Dolly Parton’s Connection to Porter Wagoner Did ‘Real Damage’ to Her Career, Said Record Executive
Dolly Parton and Porter Wagoner spent seven years working together on The Porter Wagoner Show. Her career took off during this time and, after she left, her level of fame far eclipsed his. While Parton appreciated the help Wagoner gave her career, some people began to see him as a burden on her career.
Some believed Dolly Parton’s work with Porter Wagoner damaged her career
Parton began pursuing a career in music when she was a child. She’d frequently performed for an audience before joining The Porter Wagoner Show as a singer. Parton believed this transformed her as an artist.
“I could sing when I met Porter,” she said, per the book Ain’t Nobody’s Fool by Martha Ackmann. “After knowing him, I knew how to perform.”
Wagoner took Parton under his wing, but he also began to exercise a significant amount of control over her. In interviews, he wanted to do all the talking, and he wanted creative control over their music. Fred Foster, a record producer who worked with Parton, believed Wagoner began to stifle her career.
“While I’m sure his show did her good in some areas, I think it also confined her terribly,” he said. “I think it did her real damage.”
She left his show in 1974 to pursue a solo career.

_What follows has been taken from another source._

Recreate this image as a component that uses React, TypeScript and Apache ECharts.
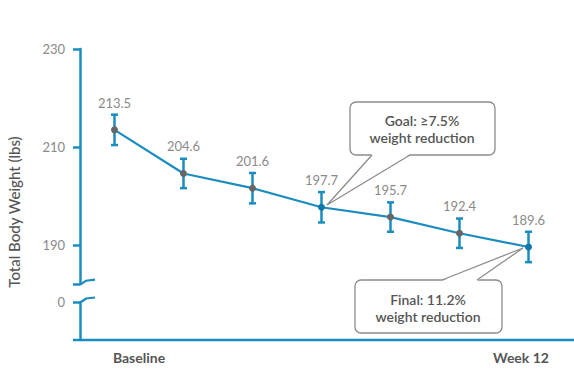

Dolly Parton said she and Porter Wagoner were not good for each other
While Parton and Wagoner had good chemistry on the show, they clashed often behind the scenes. Those around them recalled loud screaming matches between them. Parton admitted that while he helped her career, they weren’t good for each other.
“Porter has been one of the greatest and most popular country artists of all time,” she told Playboy in 1978, per the book Dolly on Dolly. “I can never take the credit away from Porter for givin’ me a big break. I learned a lot from him. He inspired me and I inspired him. We were good for each other in many ways and just a disaster for each other in a lot of ways. I’ll always love him in my own way.”
Before she left the show, she said she and Wagoner were fighting nearly constantly.
“We just got to where we argued and quarreled about personal things,” she explained. “Things we had no business quarreling and arguing about. It was beginning to tarnish a really good relationship. We didn’t get along very well, but no more his fault than mine. We were just a lot alike. Both ambitious. I wanted to do things my way and he wanted to do things his way.”
While they continued to work together for a time after the show, they eventually parted ways for good.
He said she hurt his career
Though Foster believed Wagoner hurt Parton’s career, Wagoner felt Parton was an anchor on him.
“There were no complaints during the beginning of the show,” he said, per the book Dolly by Alanna Nash. “I didn’t set the trap to catch her, y’know. It was set in a very humble manner of ‘Would you help me get my career started, because I’m a country girl from East Tennessee who’s trying to get a career started in the country music business as a writer and a singer.’ So if anyone was trapped, it might have been me. Because to me that’s pretty good bait there. That’ll catch a purdy big pigeon in your trap.”
He also felt that he spent more time focusing on her music than his.